╭─ Exercise inputs

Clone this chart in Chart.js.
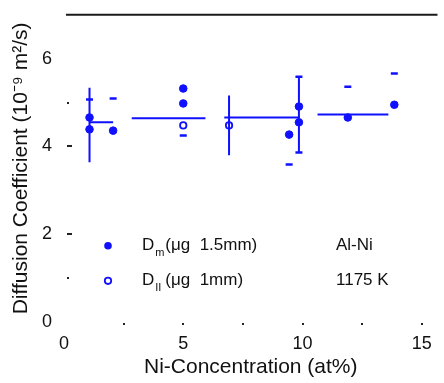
<!DOCTYPE html>
<html>
<head>
<meta charset="utf-8">
<script src="https://cdn.jsdelivr.net/npm/chart.js@4/dist/chart.umd.min.js"></script>
<style>
  html, body { margin: 0; padding: 0; background: #fff; overflow: hidden; }
  #wrap { width: 444px; height: 383px; position: relative; }
</style>
</head>
<body>
<div id="wrap"><canvas id="c"></canvas></div>
<script>
// Ni concentration (at%) and diffusion coefficient (10^-9 m^2/s)
const dmConc  = [1.07, 1.07, 2.06, 5.0, 5.0, 9.44, 9.85, 9.85, 11.9, 13.85];
const dmCoef  = [4.66, 4.39, 4.36, 5.32, 4.98, 4.27, 4.91, 4.55, 4.66, 4.95];
const diiConc = [5.0, 6.92];
const diiCoef = [4.48, 4.48];
// error-bar caps
const capConc = [1.07, 2.06, 5.0, 9.44, 11.9, 13.85, 9.85, 9.85];
const capCoef = [5.07, 5.09, 4.25, 3.59, 5.36, 5.66, 5.59, 3.86];
// vertical error bars
const barConc = [1.07, 6.92, 9.85];
const barLow  = [3.64, 3.80, 3.86];
const barHigh = [5.34, 5.16, 5.59];
// mean values over concentration ranges
const meanFrom = [1.07, 2.84, 6.72, 10.63];
const meanTo   = [2.06, 5.93, 9.85, 13.6];
const meanCoef = [4.55, 4.64, 4.66, 4.73];
// axes
const xTicks = [0, 5, 10, 15];
const yTicks = [0, 2, 4, 6];
const xMarks = [2.5, 5, 7.5, 10, 12.5, 15];
const yMarks = [1, 2, 4, 5];

const BLUE = '#1010ff';
const FONT = "'Liberation Sans', Arial, sans-serif";

const zip = (xs, ys) => xs.map((x, i) => ({ x: x, y: ys[i] }));

const datasets = [];
meanFrom.forEach((f, i) => {
  datasets.push({ type: 'line', data: [{ x: f, y: meanCoef[i] }, { x: meanTo[i], y: meanCoef[i] }],
    borderColor: BLUE, borderWidth: 2, pointRadius: 0, showLine: true });
});
barConc.forEach((c, i) => {
  datasets.push({ type: 'line', data: [{ x: c, y: barLow[i] }, { x: c, y: barHigh[i] }],
    borderColor: BLUE, borderWidth: 2, pointRadius: 0, showLine: true });
});
datasets.push({ type: 'scatter', data: zip(capConc, capCoef), pointStyle: 'line',
  pointRadius: 3.5, borderColor: BLUE, borderWidth: 2.5 });
datasets.push({ type: 'scatter', data: zip(dmConc, dmCoef), pointStyle: 'circle',
  pointRadius: 3.8, backgroundColor: BLUE, borderColor: BLUE, borderWidth: 1 });
datasets.push({ type: 'scatter', data: zip(diiConc, diiCoef), pointStyle: 'circle',
  pointRadius: 3.2, backgroundColor: '#fff', borderColor: BLUE, borderWidth: 1.8 });

const frame = {
  id: 'frame',
  afterDatasetsDraw(chart) {
    const { ctx, chartArea: a, scales: { x, y } } = chart;
    ctx.save();
    // top border
    ctx.strokeStyle = '#1a1a1a';
    ctx.lineWidth = 2;
    ctx.beginPath();
    ctx.moveTo(a.left + 2, a.top);
    ctx.lineTo(a.right, a.top);
    ctx.stroke();
    // inward tick marks
    ctx.fillStyle = '#222';
    yMarks.forEach(v => {
      const py = Math.round(y.getPixelForValue(v));
      const len = v % 2 === 0 ? 5 : 2;
      ctx.fillRect(a.left + 3, py - 1, len, 2);
    });
    xMarks.forEach(v => {
      const px = Math.round(x.getPixelForValue(v));
      ctx.fillRect(px - 1, a.bottom + 1, 2, 2);
    });

    // legend
    const lx = a.left + 44, tx = a.left + 78;
    const rows = [a.top + 231, a.top + 266];
    ctx.fillStyle = BLUE; ctx.strokeStyle = BLUE;
    ctx.beginPath(); ctx.arc(lx, rows[0], 3.8, 0, Math.PI * 2); ctx.fill();
    ctx.lineWidth = 1.8;
    ctx.beginPath(); ctx.arc(lx, rows[1], 3.2, 0, Math.PI * 2);
    ctx.fillStyle = '#fff'; ctx.fill(); ctx.stroke();

    ctx.fillStyle = '#111';
    ctx.textBaseline = 'middle';
    ctx.textAlign = 'left';
    const label = (row, sub, rest) => {
      ctx.font = '17px ' + FONT;
      ctx.fillText('D', tx, row);
      const w = ctx.measureText('D').width;
      ctx.font = '11px ' + FONT;
      ctx.fillText(sub, tx + w + 1, row + 7);
      ctx.font = '17px ' + FONT;
      ctx.fillText(rest, tx + w + 11, row);
    };
    label(rows[0], 'm', '(μg  1.5mm)');
    label(rows[1], 'II', '(μg  1mm)');
    ctx.font = '17px ' + FONT;
    ctx.fillText('Al-Ni', a.left + 272, rows[0]);
    ctx.fillText('1175 K', a.left + 272, rows[1]);
    ctx.restore();
  }
};

new Chart(document.getElementById('c'), {
  data: { datasets: datasets },
  options: {
    responsive: true,
    maintainAspectRatio: false,
    animation: false,
    layout: { padding: { top: 14, right: 0, left: 0, bottom: 0 } },
    plugins: { legend: { display: false }, tooltip: { enabled: false } },
    scales: {
      x: {
        type: 'linear', min: 0, max: 15.66,
        grid: { display: false }, border: { display: false },
        afterBuildTicks: s => { s.ticks = xTicks.map(v => ({ value: v })); },
        afterFit: s => { s.height = 61; },
        ticks: { color: '#111', font: { family: FONT, size: 18 }, padding: 3, maxRotation: 0 },
        title: { display: true, text: 'Ni-Concentration (at%)', color: '#111',
          font: { family: FONT, size: 21 }, padding: { top: 2, bottom: 3 } }
      },
      y: {
        type: 'linear', min: 0, max: 7,
        grid: { display: false }, border: { display: false },
        afterBuildTicks: s => { s.ticks = yTicks.map(v => ({ value: v })); },
        afterFit: s => { s.width = 64; },
        ticks: { color: '#111', font: { family: FONT, size: 18 }, padding: 4 },
        title: { display: true, text: 'Diffusion Coefficient (10⁻⁹ m²/s)', color: '#111',
          font: { family: FONT, size: 21 }, padding: { top: 9, bottom: 0 } }
      }
    }
  },
  plugins: [frame]
});
</script>
</body>
</html>
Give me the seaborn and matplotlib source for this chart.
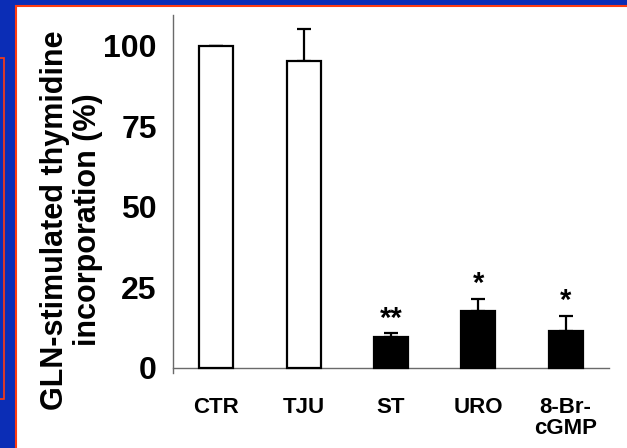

╰─

Quote the listing above in full, except for the pictures.

Clone this chart in Chart.js.
<!DOCTYPE html>
<html>
<head>
<meta charset="utf-8">
<script src="https://cdn.jsdelivr.net/npm/chart.js@4/dist/chart.umd.min.js"></script>
<style>
  html, body { margin: 0; padding: 0; background: #fff; overflow: hidden; }
  #wrap { width: 444px; height: 383px; position: relative; }
</style>
</head>
<body>
<div id="wrap"><canvas id="c"></canvas></div>
<script>
// Ni concentration (at%) and diffusion coefficient (10^-9 m^2/s)
const dmConc  = [1.07, 1.07, 2.06, 5.0, 5.0, 9.44, 9.85, 9.85, 11.9, 13.85];
const dmCoef  = [4.66, 4.39, 4.36, 5.32, 4.98, 4.27, 4.91, 4.55, 4.66, 4.95];
const diiConc = [5.0, 6.92];
const diiCoef = [4.48, 4.48];
// error-bar caps
const capConc = [1.07, 2.06, 5.0, 9.44, 11.9, 13.85, 9.85, 9.85];
const capCoef = [5.07, 5.09, 4.25, 3.59, 5.36, 5.66, 5.59, 3.86];
// vertical error bars
const barConc = [1.07, 6.92, 9.85];
const barLow  = [3.64, 3.80, 3.86];
const barHigh = [5.34, 5.16, 5.59];
// mean values over concentration ranges
const meanFrom = [1.07, 2.84, 6.72, 10.63];
const meanTo   = [2.06, 5.93, 9.85, 13.6];
const meanCoef = [4.55, 4.64, 4.66, 4.73];
// axes
const xTicks = [0, 5, 10, 15];
const yTicks = [0, 2, 4, 6];
const xMarks = [2.5, 5, 7.5, 10, 12.5, 15];
const yMarks = [1, 2, 4, 5];

const BLUE = '#1010ff';
const FONT = "'Liberation Sans', Arial, sans-serif";

const zip = (xs, ys) => xs.map((x, i) => ({ x: x, y: ys[i] }));

const datasets = [];
meanFrom.forEach((f, i) => {
  datasets.push({ type: 'line', data: [{ x: f, y: meanCoef[i] }, { x: meanTo[i], y: meanCoef[i] }],
    borderColor: BLUE, borderWidth: 2, pointRadius: 0, showLine: true });
});
barConc.forEach((c, i) => {
  datasets.push({ type: 'line', data: [{ x: c, y: barLow[i] }, { x: c, y: barHigh[i] }],
    borderColor: BLUE, borderWidth: 2, pointRadius: 0, showLine: true });
});
datasets.push({ type: 'scatter', data: zip(capConc, capCoef), pointStyle: 'line',
  pointRadius: 3.5, borderColor: BLUE, borderWidth: 2.5 });
datasets.push({ type: 'scatter', data: zip(dmConc, dmCoef), pointStyle: 'circle',
  pointRadius: 3.8, backgroundColor: BLUE, borderColor: BLUE, borderWidth: 1 });
datasets.push({ type: 'scatter', data: zip(diiConc, diiCoef), pointStyle: 'circle',
  pointRadius: 3.2, backgroundColor: '#fff', borderColor: BLUE, borderWidth: 1.8 });

const frame = {
  id: 'frame',
  afterDatasetsDraw(chart) {
    const { ctx, chartArea: a, scales: { x, y } } = chart;
    ctx.save();
    // top border
    ctx.strokeStyle = '#1a1a1a';
    ctx.lineWidth = 2;
    ctx.beginPath();
    ctx.moveTo(a.left + 2, a.top);
    ctx.lineTo(a.right, a.top);
    ctx.stroke();
    // inward tick marks
    ctx.fillStyle = '#222';
    yMarks.forEach(v => {
      const py = Math.round(y.getPixelForValue(v));
      const len = v % 2 === 0 ? 5 : 2;
      ctx.fillRect(a.left + 3, py - 1, len, 2);
    });
    xMarks.forEach(v => {
      const px = Math.round(x.getPixelForValue(v));
      ctx.fillRect(px - 1, a.bottom + 1, 2, 2);
    });

    // legend
    const lx = a.left + 44, tx = a.left + 78;
    const rows = [a.top + 231, a.top + 266];
    ctx.fillStyle = BLUE; ctx.strokeStyle = BLUE;
    ctx.beginPath(); ctx.arc(lx, rows[0], 3.8, 0, Math.PI * 2); ctx.fill();
    ctx.lineWidth = 1.8;
    ctx.beginPath(); ctx.arc(lx, rows[1], 3.2, 0, Math.PI * 2);
    ctx.fillStyle = '#fff'; ctx.fill(); ctx.stroke();

    ctx.fillStyle = '#111';
    ctx.textBaseline = 'middle';
    ctx.textAlign = 'left';
    const label = (row, sub, rest) => {
      ctx.font = '17px ' + FONT;
      ctx.fillText('D', tx, row);
      const w = ctx.measureText('D').width;
      ctx.font = '11px ' + FONT;
      ctx.fillText(sub, tx + w + 1, row + 7);
      ctx.font = '17px ' + FONT;
      ctx.fillText(rest, tx + w + 11, row);
    };
    label(rows[0], 'm', '(μg  1.5mm)');
    label(rows[1], 'II', '(μg  1mm)');
    ctx.font = '17px ' + FONT;
    ctx.fillText('Al-Ni', a.left + 272, rows[0]);
    ctx.fillText('1175 K', a.left + 272, rows[1]);
    ctx.restore();
  }
};

new Chart(document.getElementById('c'), {
  data: { datasets: datasets },
  options: {
    responsive: true,
    maintainAspectRatio: false,
    animation: false,
    layout: { padding: { top: 14, right: 0, left: 0, bottom: 0 } },
    plugins: { legend: { display: false }, tooltip: { enabled: false } },
    scales: {
      x: {
        type: 'linear', min: 0, max: 15.66,
        grid: { display: false }, border: { display: false },
        afterBuildTicks: s => { s.ticks = xTicks.map(v => ({ value: v })); },
        afterFit: s => { s.height = 61; },
        ticks: { color: '#111', font: { family: FONT, size: 18 }, padding: 3, maxRotation: 0 },
        title: { display: true, text: 'Ni-Concentration (at%)', color: '#111',
          font: { family: FONT, size: 21 }, padding: { top: 2, bottom: 3 } }
      },
      y: {
        type: 'linear', min: 0, max: 7,
        grid: { display: false }, border: { display: false },
        afterBuildTicks: s => { s.ticks = yTicks.map(v => ({ value: v })); },
        afterFit: s => { s.width = 64; },
        ticks: { color: '#111', font: { family: FONT, size: 18 }, padding: 4 },
        title: { display: true, text: 'Diffusion Coefficient (10⁻⁹ m²/s)', color: '#111',
          font: { family: FONT, size: 21 }, padding: { top: 9, bottom: 0 } }
      }
    }
  },
  plugins: [frame]
});
</script>
</body>
</html>
Give me the seaborn and matplotlib source for this chart.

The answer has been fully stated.